James Aylett: Accessibility Advent: don't punish errors

Published at
Tuesday 11th December, 2012

(Throughout Advent I’m sharing some hints as to how web developers can make my life as a speech recognition user easier.)

All users make errors; depending on tiredness, concentration, complexity of task, and so on people can make input errors using keyboard, mouse, voice or whatever. I find that my input error rate is significantly higher by voice, sometimes due to ways the voice system doesn’t quite match up with the way an application works, sometimes due to plain recognition errors where Dragon thinks I said something else, and sometimes due to user error (I think the most common one for me is to dictate text while in Spelling Mode, which means Dragon spins for a while trying to figure out what letters I said and then blasts line noise into whatever has focus).

I’m okay with making errors; that’s just going to happen. But please, please, please don’t punish me for those errors. Here’s one way you should avoid: one form with multiple different things I have to get right.

I came across this while registering for the Santander online banking system, which manages to break almost every rule I could consider writing to make voice users’ lives easier. One, large, scrolling form rather than several sequential requires concentration for longer; I can feel myself getting tired with having to navigate around a large form trying to get all the inputs right. What’s worse than that is that a single form tends to get validated all at once, and either passes or fails. So something like this is bad:

In an earlier step I’d had to input a temporary ID code and pass phrase, which was bad enough (because they were all numbers, and triggered the leading space problem and the US phone number formatting problem as previously discussed). To then have to create two new ones, which of course had requirements such as length and use of punctuation characters, and repeat them, was a huge effort. (Even creating them in a temporary document separate from the web browser and copying them in, which is what I did eventually, is a pain, because switching back and forth to select two different pieces of information is time consuming and runs the risk that you don’t actually copy the second one, pasting the first into all boxes.)
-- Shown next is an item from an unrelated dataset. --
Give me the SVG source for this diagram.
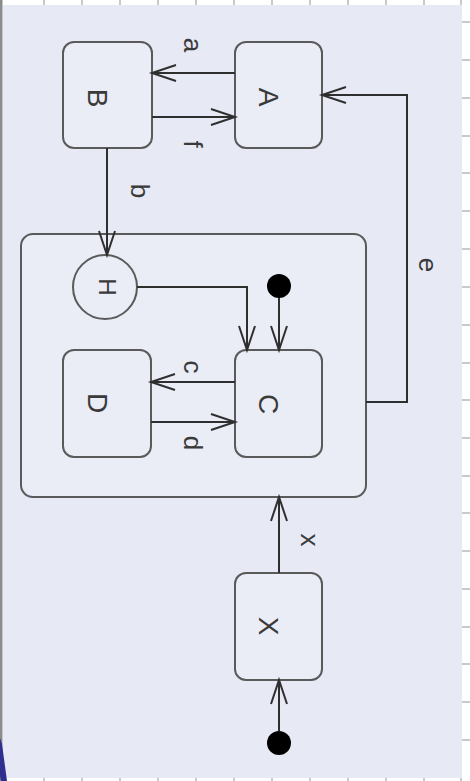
<svg xmlns="http://www.w3.org/2000/svg" width="470" height="781" viewBox="0 0 470 781">
<style>
.node{fill:#EAECF6;stroke:#5a5a5a;stroke-width:2}
.edge{fill:none;stroke:#2f2f2f;stroke-width:2}
.lbl{font-family:"Liberation Sans",Arial,sans-serif;fill:#3a3a3a;text-anchor:middle}
.nl{font-size:28px}
.el{font-size:26px}
.tick{stroke:#c9c9c9;stroke-width:2}
</style>
<defs>
<marker id="v" markerUnits="userSpaceOnUse" markerWidth="30" markerHeight="24" refX="26" refY="10" orient="auto" viewBox="0 0 30 20">
<path d="M2,2 L26,10 L2,18" fill="none" stroke="#2f2f2f" stroke-width="2"/>
</marker>
</defs>
<rect x="0" y="0" width="470" height="781" fill="#ffffff"/>
<rect x="3" y="5" width="459" height="773" fill="#E7E9F4"/>
<g id="grid">
<line class="tick" x1="44" y1="0" x2="44" y2="5"/><line class="tick" x1="82" y1="0" x2="82" y2="5"/><line class="tick" x1="120" y1="0" x2="120" y2="5"/><line class="tick" x1="158" y1="0" x2="158" y2="5"/><line class="tick" x1="196" y1="0" x2="196" y2="5"/><line class="tick" x1="234" y1="0" x2="234" y2="5"/><line class="tick" x1="272" y1="0" x2="272" y2="5"/><line class="tick" x1="310" y1="0" x2="310" y2="5"/><line class="tick" x1="348" y1="0" x2="348" y2="5"/><line class="tick" x1="386" y1="0" x2="386" y2="5"/><line class="tick" x1="424" y1="0" x2="424" y2="5"/><line class="tick" x1="461" y1="0" x2="461" y2="5"/>
<line class="tick" x1="44" y1="778" x2="44" y2="781"/><line class="tick" x1="82" y1="778" x2="82" y2="781"/><line class="tick" x1="120" y1="778" x2="120" y2="781"/><line class="tick" x1="158" y1="778" x2="158" y2="781"/><line class="tick" x1="196" y1="778" x2="196" y2="781"/><line class="tick" x1="234" y1="778" x2="234" y2="781"/><line class="tick" x1="272" y1="778" x2="272" y2="781"/><line class="tick" x1="310" y1="778" x2="310" y2="781"/><line class="tick" x1="348" y1="778" x2="348" y2="781"/><line class="tick" x1="386" y1="778" x2="386" y2="781"/><line class="tick" x1="424" y1="778" x2="424" y2="781"/><line class="tick" x1="461" y1="778" x2="461" y2="781"/>
<line class="tick" x1="462" y1="22" x2="470" y2="22"/><line class="tick" x1="462" y1="60" x2="470" y2="60"/><line class="tick" x1="462" y1="98" x2="470" y2="98"/><line class="tick" x1="462" y1="136" x2="470" y2="136"/><line class="tick" x1="462" y1="173" x2="470" y2="173"/><line class="tick" x1="462" y1="211" x2="470" y2="211"/><line class="tick" x1="462" y1="249" x2="470" y2="249"/><line class="tick" x1="462" y1="287" x2="470" y2="287"/><line class="tick" x1="462" y1="325" x2="470" y2="325"/><line class="tick" x1="462" y1="363" x2="470" y2="363"/><line class="tick" x1="462" y1="400" x2="470" y2="400"/><line class="tick" x1="462" y1="438" x2="470" y2="438"/><line class="tick" x1="462" y1="476" x2="470" y2="476"/><line class="tick" x1="462" y1="513" x2="470" y2="513"/><line class="tick" x1="462" y1="551" x2="470" y2="551"/><line class="tick" x1="462" y1="589" x2="470" y2="589"/><line class="tick" x1="462" y1="627" x2="470" y2="627"/><line class="tick" x1="462" y1="664" x2="470" y2="664"/><line class="tick" x1="462" y1="702" x2="470" y2="702"/><line class="tick" x1="462" y1="740" x2="470" y2="740"/>
<rect x="0" y="0" width="2.5" height="781" fill="#8c8c8c"/>
<polygon points="0,738 2,744 7,781 1,781 0,776" fill="#2f2f8f"/>
</g>
<g id="composite"><rect class="node" x="21" y="234" width="345" height="263" rx="12"/></g>
<g id="B"><rect class="node" x="63" y="42" width="89" height="106" rx="11"/><text class="lbl nl" transform="translate(87.5,98) rotate(90)">B</text></g>
<g id="A"><rect class="node" x="235" y="42" width="87" height="106" rx="11"/><text class="lbl nl" transform="translate(258.5,97) rotate(90)">A</text></g>
<g id="H"><circle class="node" cx="105" cy="287" r="32"/><text class="lbl nl" style="font-size:24px" transform="translate(98.5,287) rotate(90)">H</text></g>
<g id="init1"><circle cx="279" cy="286" r="12" fill="#000"/></g>
<g id="C"><rect class="node" x="235" y="350" width="87" height="107" rx="11"/><text class="lbl nl" transform="translate(258.5,404) rotate(90)">C</text></g>
<g id="D"><rect class="node" x="63" y="350" width="88" height="107" rx="11"/><text class="lbl nl" transform="translate(87.5,403) rotate(90)">D</text></g>
<g id="X"><rect class="node" x="235" y="573" width="87" height="107" rx="11"/><text class="lbl nl" transform="translate(258.5,626) rotate(90)">X</text></g>
<g id="init2"><circle cx="279" cy="743" r="12" fill="#000"/></g>
<g id="connectors">
<path class="edge" d="M235,73 L152,73" marker-end="url(#v)"/>
<path class="edge" d="M152,117 L235,117" marker-end="url(#v)"/>
<path class="edge" d="M107,148 L107,255" marker-end="url(#v)"/>
<path class="edge" d="M366,402 L407,402 L407,95 L322,95" marker-end="url(#v)"/>
<path class="edge" d="M137,287 L247,287 L247,350" marker-end="url(#v)"/>
<path class="edge" d="M279,298 L279,350" marker-end="url(#v)"/>
<path class="edge" d="M235,382 L151,382" marker-end="url(#v)"/>
<path class="edge" d="M151,422 L235,422" marker-end="url(#v)"/>
<path class="edge" d="M279,573 L279,497" marker-end="url(#v)"/>
<path class="edge" d="M279,731 L279,680" marker-end="url(#v)"/>
<text class="lbl el" transform="translate(184,45) rotate(90)">a</text>
<text class="lbl el" transform="translate(184,144) rotate(90)">f</text>
<text class="lbl el" transform="translate(131,191) rotate(90)">b</text>
<text class="lbl el" transform="translate(419,265) rotate(90)">e</text>
<text class="lbl el" transform="translate(184,367) rotate(90)">c</text>
<text class="lbl el" transform="translate(184,443) rotate(90)">d</text>
<text class="lbl el" transform="translate(301,540) rotate(90)">x</text>
</g>
</svg>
And they’d made it even worse, of course: if you got anything wrong, even the correct values weren’t carried onto the form again. (This was also true of entering the temporary ID and pass phrase, if I remember correctly.) So I’d get the ID code right, twice, but mess up getting the confirmation pass phrase, and then have to do the whole lot again. I got it wrong I think three times in total. If this had been split into two separate steps, setting the ID code and pass phrase on different screens, it would have been much easier.

By the time I’d finished registering I was sufficiently frustrated I just transferred most of my money out of Santander into an account with a bank that has a somewhat more usable online banking interface. If it’d been for anything where I didn’t already have a vested interest, I’d have given up.

So please don’t punish errors; any error I make I should be able to correct independently of any other information I give you. (Another example: if you build one form for shipping information and payment, don’t clear the shipping address if I put in a credit card number that doesn’t validate, and vice versa.)

Also, consider very carefully whether you actually need confirmation of anything the user inputs. For passwords, you should never have to (password reset to the email address on file will work); I’d argue that for banking registration codes you don’t have to either, because I can always get you to send temporary ones out by post. Email addresses, however, probably are important to confirm; anecdotally I saw a fair number of typos in Artfinder signups while I was there (as well as a fair number of deliberate bad emails, but you’re not trying to avoid them by having them input twice).